Choose RisingWave when your sources are PostgreSQL or MySQL, you want SQL-only development, and you want processing + serving in a single system.
Frequently Asked Questions
What is Change Data Capture (CDC)?
Change Data Capture is a method for tracking row-level changes (inserts, updates, deletes) in a database by reading the database's transaction log. CDC produces a real-time stream of change events that downstream systems can consume, enabling real-time data replication, analytics, and event-driven architectures without impacting source database performance.
Do I need Kafka for CDC?
No. While traditional CDC pipelines use Debezium with Kafka, modern tools like RisingWave and Flink CDC can ingest CDC streams directly from source databases without Kafka as an intermediary. This significantly simplifies the architecture — from three systems (Debezium + Kafka + processor) down to one.
Which databases support CDC?
Most major databases support log-based CDC: PostgreSQL (logical replication), MySQL (binlog), MongoDB (change streams), SQL Server (CT/CDC), Oracle (LogMiner/XStream), and others. RisingWave currently supports native CDC from PostgreSQL and MySQL. Debezium supports the broadest range of source databases.
How does CDC compare to batch ETL?
CDC captures changes in real time (sub-second latency) by reading the database transaction log, with minimal impact on source performance. Batch ETL periodically queries entire tables (minutes to hours latency) with significant impact on source database load. CDC is more efficient for keeping downstream systems in sync because it processes only changes, not full table scans.
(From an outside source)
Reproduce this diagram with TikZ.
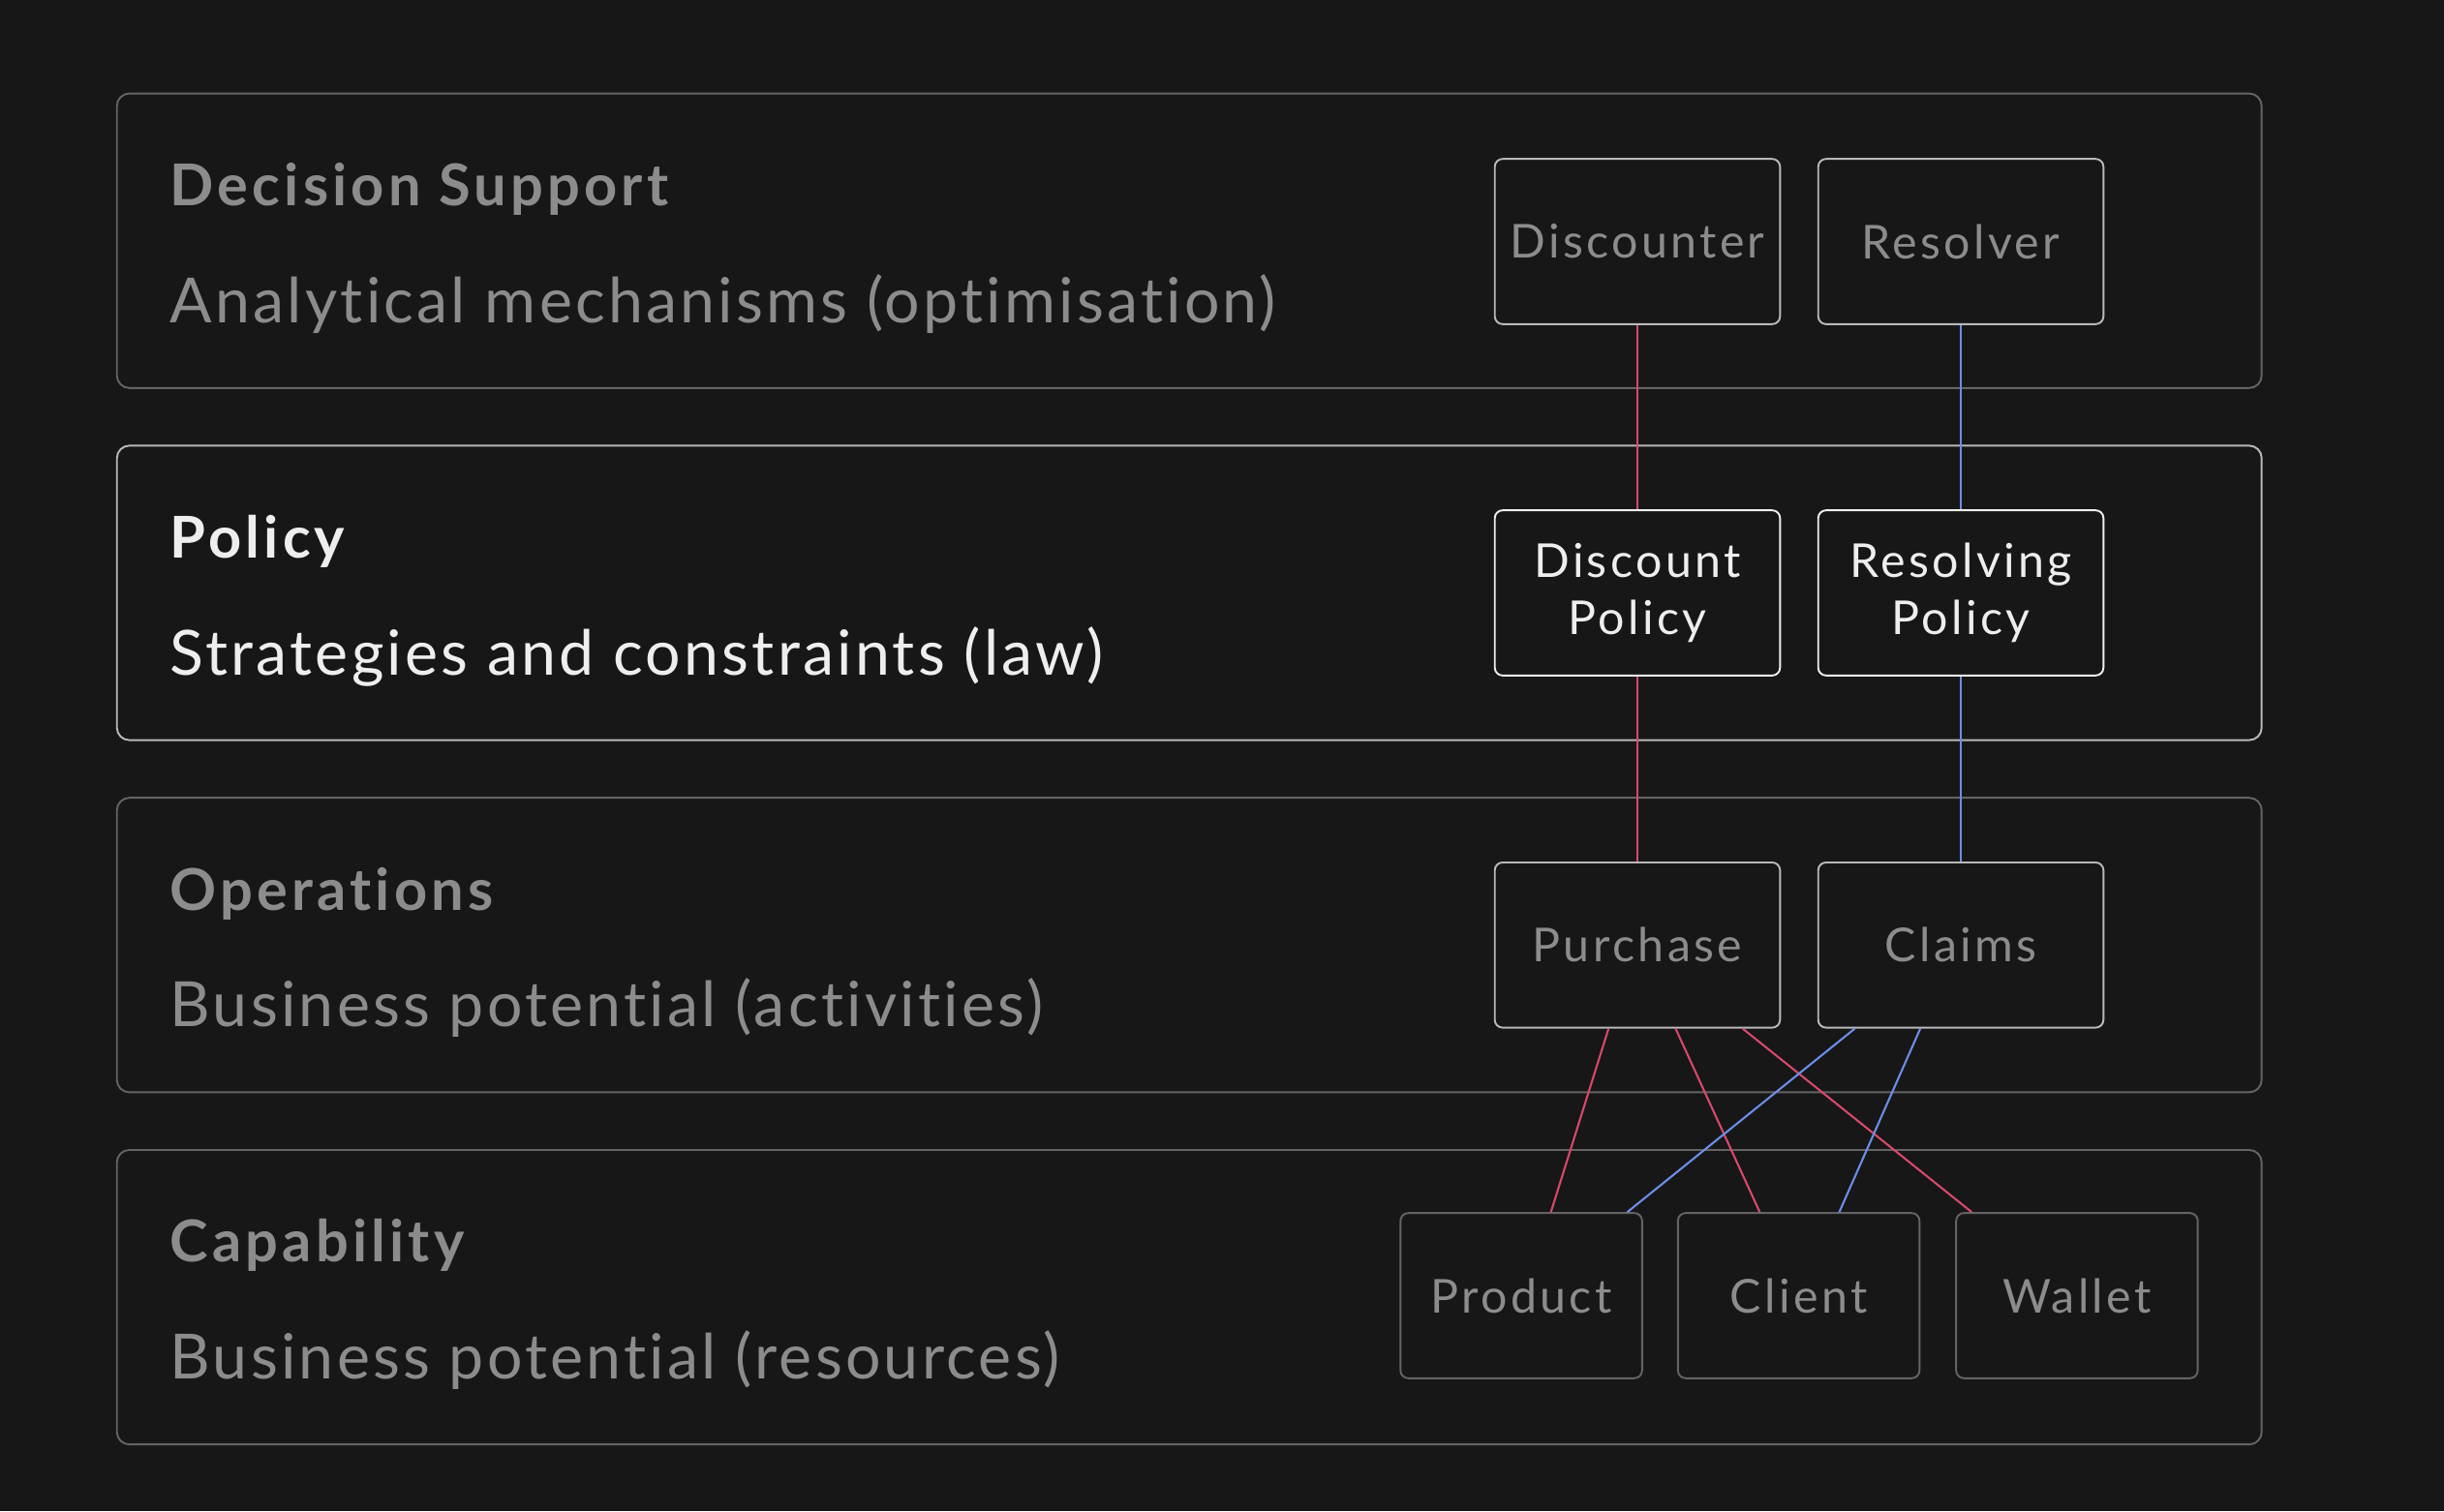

Can I use CDC for real-time analytics?
Yes. CDC streams can feed into streaming databases like RisingWave, where you define materialized views that continuously compute analytics over the changing data. This gives you real-time dashboards and metrics that update within seconds of any change in the source database, without building batch ETL pipelines.